One should not forget that it was the intense efforts of the United Stated of America which works closely with both countries and the proximity the Obama administration has established with the Turkish government that prevented the tensions between the two countries turning from a temporary crisis to an insoluble and chronic enmity. 

 

The irreplaceable actors of public diplomacy such as civil society organizations, think-tanks and public intellectuals of both countries have unquestionably played an important role. In fact the determinant factor that has brought the relations to its current state is the presence of such lobbies and individuals who have conveyed their opinion that the cost of keeping relations unresolved had taken its toll on both countries. 

 

What Does This New Process Bear?

 

The fact that Prime Minister Erdoğan has accepted the apology, indicates he has been convinced by his counterpart that in the following process the compensation will be paid and the blockade on Gaza lifted. One important aspect to be noted here is that verbal communication does not elicit legal sanctions in international law.
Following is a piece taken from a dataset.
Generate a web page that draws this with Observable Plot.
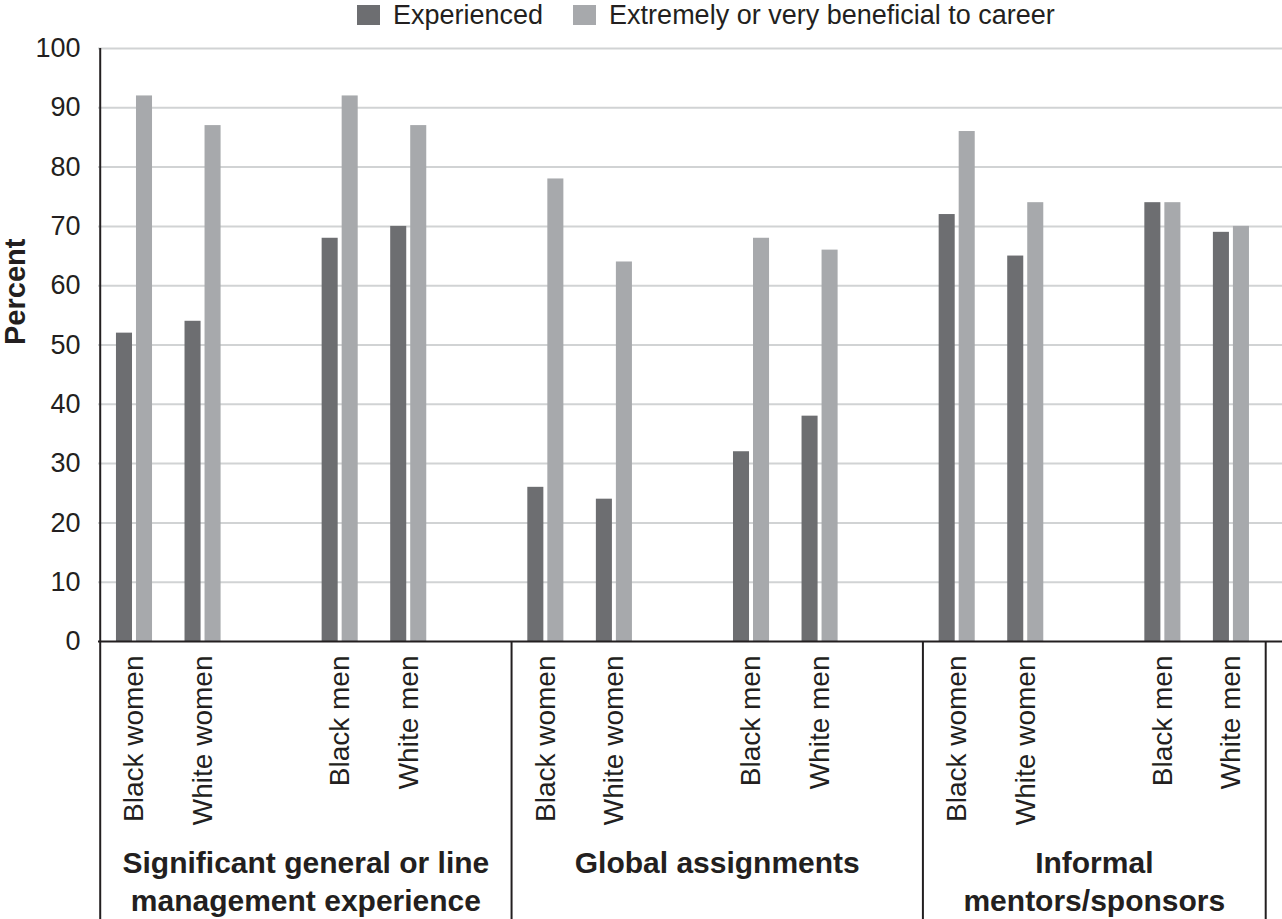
<!DOCTYPE html>
<html><head><meta charset="utf-8">
<script src="https://cdn.jsdelivr.net/npm/d3@7"></script>
<script src="https://cdn.jsdelivr.net/npm/@observablehq/plot@0.6"></script>
<style>
body{margin:0;background:#fff;font-family:"Liberation Sans",Arial,sans-serif;color:#231f20;}
#legend{height:30px;display:flex;align-items:center;padding-left:357px;font-size:27px;line-height:30px;}
.item{display:flex;align-items:center;margin-right:30px;white-space:nowrap}
.sw{width:23px;height:20px;display:inline-block;margin-right:13px}
svg{display:block}
</style></head><body>
<div id="legend"></div>
<div id="chart"></div>
<script>
const categories = ["Significant general or line\nmanagement experience", "Global assignments", "Informal\nmentors/sponsors"];
const groups = ["Black women", "White women", "Black men", "White men"];
const series = ["Experienced", "Extremely or very beneficial to career"];
const experienced = [[52, 54, 68, 70], [26, 24, 32, 38], [72, 65, 74, 69]];
const beneficial  = [[92, 87, 92, 87], [78, 64, 68, 66], [86, 74, 74, 70]];
const yTicks = [0, 10, 20, 30, 40, 50, 60, 70, 80, 90, 100];
const colors = ["#6d6e71", "#a7a9ac"];

// layout: each category spans 6 slots, groups sit in slots 0,1,3,4
const groupSlots = [0, 1, 3, 4];
const slotsPerCat = 6;
const barW = 0.234, barGap = 0.029;

const bars = [];
const labels = [];
categories.forEach((cat, c) => {
  groups.forEach((g, gi) => {
    const pos = c * slotsPerCat + groupSlots[gi];
    labels.push({cat, group: g, pos});
    [experienced, beneficial].forEach((arr, s) => {
      bars.push({cat, group: g, series: series[s], value: arr[c][gi], pos, s});
    });
  });
});
const lastPos = d3.max(labels, d => d.pos);
const bounds = categories.map((cat, c) => ({
  cat,
  start: c * slotsPerCat - 0.5,
  end: Math.min(c * slotsPerCat + slotsPerCat - 0.5, lastPos + 0.5)
}));
const seps = [...new Set(bounds.flatMap(b => [b.start, b.end]))];

// legend
const legend = document.getElementById("legend");
series.forEach((s, i) => {
  const it = document.createElement("div");
  it.className = "item";
  it.innerHTML = `<span class="sw" style="background:${colors[i]}"></span><span>${s}</span>`;
  legend.appendChild(it);
});

const H = 889, mTop = 18, mBottom = 278;
const frameH = H - mTop - mBottom;

const chart = Plot.plot({
  width: 1282,
  height: H,
  marginTop: mTop,
  marginBottom: mBottom,
  marginLeft: 98,
  marginRight: 0,
  style: {fontFamily: '"Liberation Sans", Arial, sans-serif', color: "#231f20", background: "#fff", overflow: "visible"},
  x: {type: "linear", domain: [-0.525, 16.745], axis: null},
  y: {domain: [0, 100], axis: null},
  marks: [
    Plot.ruleY(yTicks.filter(v => v > 0), {stroke: "#d1d3d4", strokeWidth: 2}),
    Plot.rectY(bars, {
      x1: d => d.pos + (d.s === 0 ? -(barW + barGap) : barGap),
      x2: d => d.pos + (d.s === 0 ? -barGap : barW + barGap),
      y: "value",
      fill: d => colors[d.s]
    }),
    Plot.ruleY([0], {stroke: "#231f20", strokeWidth: 2}),
    Plot.ruleX([seps[0]], {stroke: "#231f20", strokeWidth: 2, insetBottom: -mBottom}),
    Plot.ruleX(seps.slice(1), {stroke: "#231f20", strokeWidth: 2, insetTop: frameH, insetBottom: -mBottom}),
    Plot.axisY(yTicks, {tickSize: 0, tickPadding: 18, fontSize: 27, label: null, fill: "#231f20"}),
    Plot.text(labels, {x: "pos", y: 0, text: "group", rotate: -90, textAnchor: "end", lineAnchor: "middle", dy: 14, fontSize: 28, fill: "#231f20"}),
    Plot.text(bounds, {x: d => (d.start + d.end) / 2, y: 0, text: "cat", lineAnchor: "top", dy: 205, fontSize: 30, fontWeight: "bold", lineHeight: 1.25, fill: "#231f20"}),
    Plot.text(["Percent"], {frameAnchor: "left", rotate: -90, dx: -83, fontSize: 29, fontWeight: "bold", fill: "#231f20"})
  ]
});
document.getElementById("chart").appendChild(chart);
</script>
</body></html>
However when one considers the ease with which both parties have uttered statements that may otherwise carry an important amount of political cost, one can infer that the two administrations will not have a lot of difficulty in drafting the necessary legal documents. 

 

This latest development indicates that Turkey’s demands will be met and in return Turkey will provide the close diplomatic and political cooperation that Israel desires. Such cooperation should not only prove once again the futility of Israel’s recent courting of Greece and Southern Cyprus, but also should point to closer relations with Turkey with regards to the Arab Spring and the developments in Syria. 

 

While the relations no longer carry the risk of becoming chronically insoluble, there are still a lot of bridges to be crossed in the relations. Viewing itself as completely trapped in the region and thinking that its very existence is under question, Israel should indubitably forbear from adopting a solely security based perspective. Therefore it is also important for Turkey to refrain from statements and policies that would hinder the already low confidence of Israel. It is also necessary to indicate that incidents such as the low chair crisis, where Israel has offended Turkey, are still fresh in Turkey’s memory. 

 

In short, both sides should always keep in mind the damage they have caused each other in the last 3 years as “cases in point”. Since producing rational policies, while refraining from emotional reflexes and relying on real data instead, is only possible through taking lessons from the past.